Similarly, in The Bourne Identity, it seems that the main character, Jason Bourne, in the three years leading up to his memory loss, had been operating on the edge of chaos. He had assumed the identity of an invented man and lived a lie every waking minute; all it took was the right push, or in this case a number of slugs to the back, and he crashed off the cliff.

My second novel will study the collapse of social identity. My main character, bereft of his own identity, will move through a world descending into chaos. He will be one step behind those thrusting it into chaos, such that he will forever be in a mad world, uncertainty and insanity the order of the day.

What can save my character? Bourne was saved by meeting D’Anjou, an old comrade who could reveal a good number of his past secrets. I’m considering having my character only lose part of his memory, a la Paycheck, so that I can gloss over the time spent recouperating. Bourne spends six months in the beginning of the novel relearning basic things and establishing a starting point for himself. I don’t know if my character can afford six months, caught in a revolution as he will be.

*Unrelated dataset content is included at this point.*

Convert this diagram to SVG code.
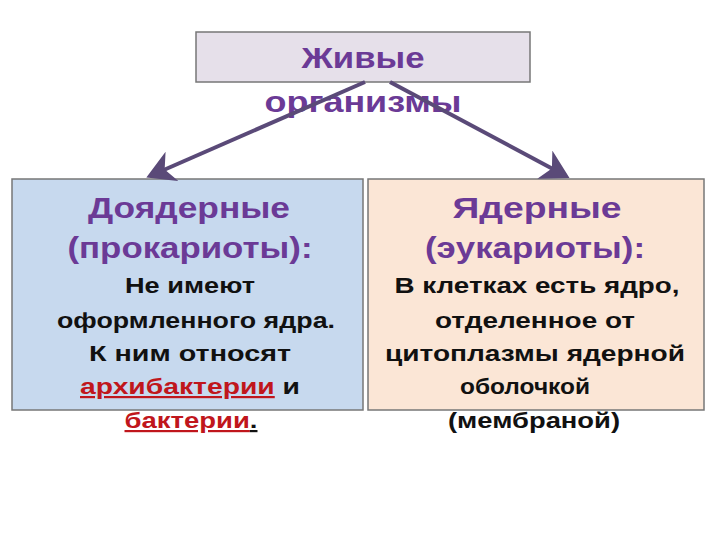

If he has less memory loss, of course, he needs less saving. In fact, his own personal identity is clearly just half the story; the other half of the story is the nature of the revolution and future of society’s identity.

As for Bourne Identity, I found it a little unfulfilling. There was substantially less action than I had hoped, but the intricacy of the clues was interesting to unfurl. The only message I can take away from the story is how a large, centralized government almost ruined Bourne’s life. Indeed, intelligence operations had overreached their foundational resources, and putting Bourne out on such a limb was a risky proposition. What I did find quite successful was the fluidity of identity that Bourne experienced.

In one chapter, he was sure he had been an assassin. The next, a patzy. The next, a combination of the two. A, B, AB, C, AC, BC, ABC, D, AD, etc. By the end, he referred to himself as a ‘shell,’ and focused entirely on the one solid thought he could remember: Kill Carlos. Bourne lived out beyond the breakers, shifting from one belief to another, never assured of one belief, a new gamechanging fact just two pages away. That was when the story was its most inspired, when it acknowledged how tenuous Bourne’s understanding of himself was. I’ll be lucky if I replicate a fraction of that.